Location and context signals capture where users are when they engage with digital systems — geographic location from device GPS or IP address, proximity to physical locations, movement patterns, time of day, day of week. Location and context signals allow behavioral models to be enriched with situational information about when and where behavior occurs, enabling predictions about behavior under specific circumstances.

Cross-context signals are produced by linking behavioral data across different platforms, services, and physical contexts to construct more comprehensive behavioral profiles than any single context would permit. Cross-context tracking relies on persistent identifiers — device IDs, cookies, browser fingerprints, login credentials — that allow behavioral signals generated in different contexts to be attributed to the same individual and integrated into a unified model.

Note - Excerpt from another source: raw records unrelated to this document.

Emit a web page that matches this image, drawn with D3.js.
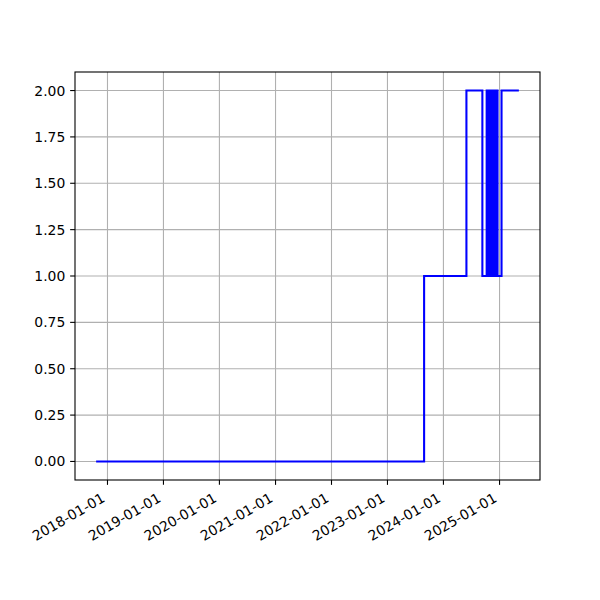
<!DOCTYPE html>
<html><head><meta charset="utf-8">
<script src="https://cdn.jsdelivr.net/npm/d3@7"></script>
<style>body{margin:0;background:#fff}svg{display:block}text{font-family:"DejaVu Sans",sans-serif;font-size:13.9px;fill:#000}</style>
</head><body><svg id="c" width="600" height="600"></svg>
<script>
const dates = ["2017-10-19","2023-08-28","2024-05-30","2024-09-11",
"2024-10-09","2024-10-11","2024-10-13","2024-10-15","2024-10-17","2024-10-19","2024-10-21","2024-10-23",
"2024-10-25","2024-10-27","2024-10-29","2024-10-31","2024-11-02","2024-11-04","2024-11-06","2024-11-08",
"2024-11-10","2024-11-12","2024-11-14","2024-11-16","2024-11-18","2024-11-20","2024-11-22","2024-11-24",
"2024-11-26","2024-11-28","2024-11-30","2024-12-02","2024-12-05",
"2024-12-14","2024-12-19","2025-01-14","2025-05-07"];
const values = [0,1,2,1,
2,1,2,1,2,1,2,1,
2,1,2,1,2,1,2,1,
2,1,2,1,2,1,2,1,
2,1,2,1,1,
2,1,2,2];
const yTicks = [0,0.25,0.5,0.75,1,1.25,1.5,1.75,2];
const xTickYears = ["2018-01-01","2019-01-01","2020-01-01","2021-01-01","2022-01-01","2023-01-01","2024-01-01","2025-01-01"];

const parse = d3.utcParse("%Y-%m-%d");
const data = dates.map((d,i)=>({t:parse(d),v:values[i]}));
const L=75,R=540,T=72,B=480;
const svg = d3.select("#c");
const ext = d3.extent(data,d=>d.t);
const span = ext[1]-ext[0];
const x = d3.scaleUtc().domain([new Date(+ext[0]-span*0.05), new Date(+ext[1]+span*0.05)]).range([L,R]);
const y = d3.scaleLinear().domain([-0.1,2.1]).range([B,T]);
const xt = xTickYears.map(parse);

// grid
const g = svg.append("g");
g.selectAll(".gx").data(xt).join("line").attr("x1",d=>x(d)).attr("x2",d=>x(d)).attr("y1",T).attr("y2",B)
 .attr("stroke","#b0b0b0").attr("stroke-width",1.1);
g.selectAll(".gy").data(yTicks).join("line").attr("y1",d=>y(d)).attr("y2",d=>y(d)).attr("x1",L).attr("x2",R)
 .attr("stroke","#b0b0b0").attr("stroke-width",1.1);

// line
const line = d3.line().x(d=>x(d.t)).y(d=>y(d.v)).curve(d3.curveStepAfter);
svg.append("path").datum(data).attr("d",line).attr("fill","none").attr("stroke","#0000ff").attr("stroke-width",2.08);

// frame
svg.append("rect").attr("x",L).attr("y",T).attr("width",R-L).attr("height",B-T)
 .attr("fill","none").attr("stroke","#000").attr("stroke-width",1.1);

// y axis ticks
const ya = svg.append("g");
ya.selectAll("line").data(yTicks).join("line").attr("x1",L-4.86).attr("x2",L).attr("y1",d=>y(d)).attr("y2",d=>y(d))
 .attr("stroke","#000").attr("stroke-width",1.1);
ya.selectAll("text").data(yTicks).join("text").attr("x",L-4.86-4.86).attr("y",d=>y(d)).attr("dy","0.36em")
 .attr("text-anchor","end").text(d=>d3.format(".2f")(d));

// x axis ticks
const xa = svg.append("g");
xa.selectAll("line").data(xt).join("line").attr("x1",d=>x(d)).attr("x2",d=>x(d)).attr("y1",B).attr("y2",B+4.86)
 .attr("stroke","#000").attr("stroke-width",1.1);
const fmt = d3.utcFormat("%Y-%m-%d");
const h = 16.2;
xa.selectAll("text").data(xt).join("text")
 .attr("transform",d=>`translate(${x(d)},${B+9.72+0.866*h}) rotate(-30)`)
 .attr("y",-3.3).attr("text-anchor","end").text(d=>fmt(d));
</script></body></html>
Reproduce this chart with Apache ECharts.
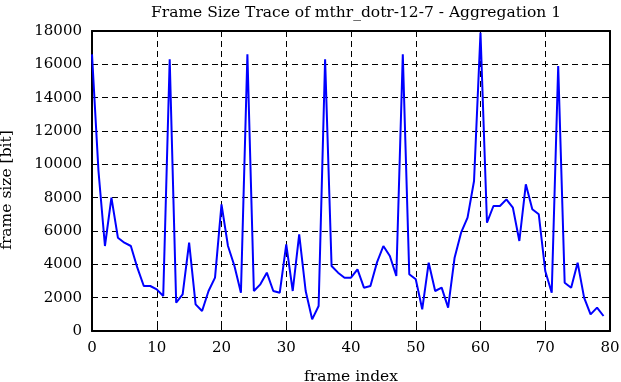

Explicit Clicks, shares, purchases Implicit Time, scroll, attention Absence Skipped, not engaged Location Where, when, context Cross-context Linked across platforms Metadata Who, when, how often → Aggregated Behavioral Profile Inferred identity, preferences, and future behavior

From Signal to Model: The Inference Process

Behavioral tracking signals acquire their analytical value through aggregation and inference: individually, a single behavioral signal carries limited information, but the accumulation of many signals over time, across contexts, and combined with signals from similar individuals creates the foundation for inference that goes well beyond what any individual signal would reveal.

Temporal aggregation combines behavioral signals over time to identify stable patterns — persistent interests, habitual behaviors, regularities in when and how a user engages — that are not visible in any single interaction. A user's consistent return to content on a particular topic across weeks and months is a stronger interest signal than a single click.

Cross-signal inference combines signals from different behavioral dimensions to make inferences that no single signal type would support. Location signals combined with purchase signals and content engagement signals enable inferences about identity characteristics, social relationships, health conditions, and psychological traits that are not directly observable but are predictable from the behavioral pattern.

Cohort-based enrichment augments an individual's behavioral model by drawing on patterns from similar individuals — if many users with a given behavioral profile share a characteristic that the current user's behavioral data does not directly indicate, the cohort pattern can be used to infer the characteristic for the current user. This inference by similarity extends the predictive reach of behavioral models beyond the data directly collected from each individual.

Behavioral Tracking Signals and Communication Surveillance

In communication surveillance contexts specifically, behavioral tracking signals include the full range of communicative behaviors observable through monitored channels: whom a person communicates with, how frequently, at what times, for how long, and with what response latency — all extractable from metadata without access to message content. This metadata-level behavioral tracking is particularly significant because it is often treated as less privacy-sensitive than content interception while carrying substantial inferential power: communication patterns alone can reveal social networks, organizational affiliations, romantic relationships, health consultations, political organizing, and many other sensitive dimensions of a person's life.

The aggregation of communication behavioral tracking signals into network maps — visualizations of who communicates with whom — provides surveillance systems with information about the structure of social and organizational relationships that has historically been very difficult to obtain. Network maps derived from behavioral tracking signals enable identification of key network nodes (individuals through whom much communication flows), communities (clusters of densely interconnected communicators), and changes in network structure over time that may signal developing situations of interest to the surveillance system.